-- begin Entries shown --
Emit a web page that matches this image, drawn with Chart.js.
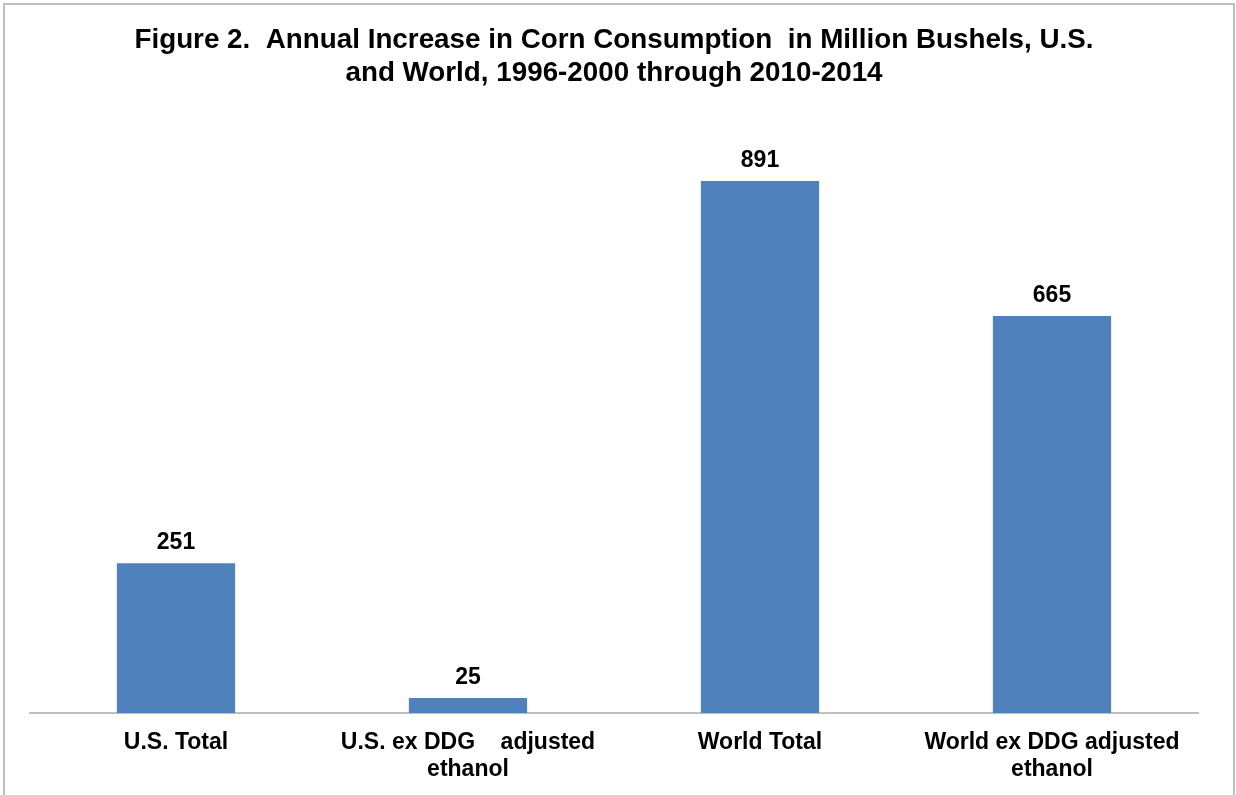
<!DOCTYPE html>
<html>
<head>
<meta charset="utf-8">
<title>Annual Increase in Corn Consumption</title>
<script src="https://cdn.jsdelivr.net/npm/chart.js@4.4.1/dist/chart.umd.min.js"></script>
<style>
  html, body { margin: 0; padding: 0; background: #fff; overflow: hidden; }
  #wrap { position: relative; width: 1236px; height: 795px; }
</style>
</head>
<body>
<div id="wrap"><canvas id="cornChart"></canvas></div>
<script>
// categories (multi-line labels as arrays) and annual increase, million bushels
var categories = [
  "U.S. Total",
  ["U.S. ex DDG    adjusted", "ethanol"],
  "World Total",
  ["World ex DDG adjusted", "ethanol"]
];
var increases = [251, 25, 891, 665];
var titleLines = [
  "Figure 2.  Annual Increase in Corn Consumption  in Million Bushels, U.S.",
  "and World, 1996-2000 through 2010-2014"
];

var barColor = "#4F81BD";
var fontFamily = "'Liberation Sans', Arial, sans-serif";

Chart.defaults.font.family = fontFamily;
Chart.defaults.color = "#000";

// thin gray frame around the whole figure
const framePlugin = {
  id: 'frame',
  beforeDraw: function (chart) {
    const ctx = chart.ctx;
    ctx.save();
    ctx.fillStyle = '#fff';
    ctx.fillRect(0, 0, chart.width, chart.height);
    ctx.strokeStyle = '#BFBFBF';
    ctx.lineWidth = 2;
    ctx.strokeRect(4, 4, chart.width - 6, chart.height + 20);
    ctx.restore();
  }
};

// value labels above each bar
const valueLabels = {
  id: 'valueLabels',
  afterDatasetsDraw: function (chart) {
    const ctx = chart.ctx;
    const meta = chart.getDatasetMeta(0);
    const values = chart.data.datasets[0].data;
    ctx.save();
    ctx.font = 'bold 23px ' + fontFamily;
    ctx.fillStyle = '#000';
    ctx.textAlign = 'center';
    ctx.textBaseline = 'middle';
    meta.data.forEach(function (bar, i) {
      ctx.fillText(String(values[i]), bar.x, bar.y - 20);
    });
    ctx.restore();
  }
};

var ctx = document.getElementById("cornChart").getContext("2d");

var cornChart = new Chart(ctx, {
  type: 'bar',
  data: {
    labels: categories,
    datasets: [{
      data: increases,
      backgroundColor: barColor,
      borderWidth: 0,
      categoryPercentage: 1,
      barPercentage: 0.405
    }]
  },
  options: {
    responsive: true,
    maintainAspectRatio: false,
    animation: false,
    layout: {
      padding: { left: 30, right: 38, top: 0, bottom: 0 }
    },
    plugins: {
      legend: { display: false },
      tooltip: { enabled: false },
      title: {
        display: true,
        text: titleLines,
        color: '#000',
        font: { size: 27.8, weight: 'bold', lineHeight: 33 / 27.8 },
        padding: { top: 24, bottom: 26 }
      }
    },
    scales: {
      x: {
        grid: { display: false, drawTicks: false },
        border: { display: true, color: '#BFBFBF', width: 2 },
        ticks: {
          color: '#000',
          padding: 16,
          maxRotation: 0,
          autoSkip: false,
          font: { size: 23, weight: 'bold', lineHeight: 27 / 23 }
        },
        afterFit: function (scale) {
          scale.height = 82;
        }
      },
      y: {
        display: false,
        min: 0,
        max: 1000
      }
    }
  },
  plugins: [framePlugin, valueLabels]
});
</script>
</body>
</html>
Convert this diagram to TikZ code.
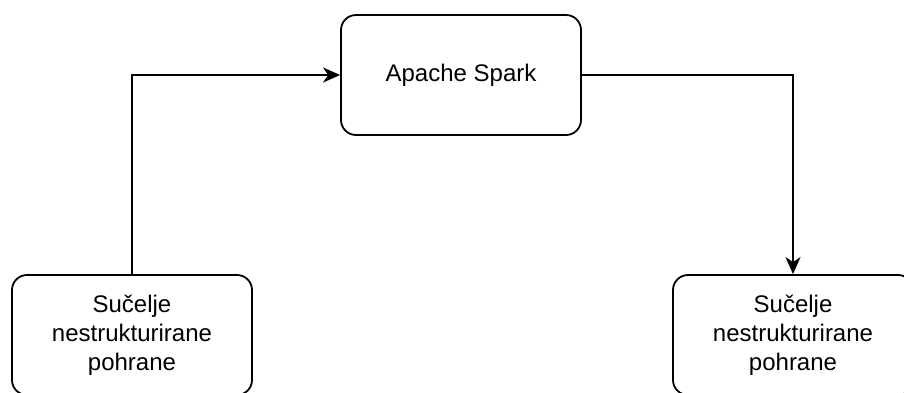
-- end Entries shown --
Determine how many lines of the listing above include the word "this", and report that number only.

2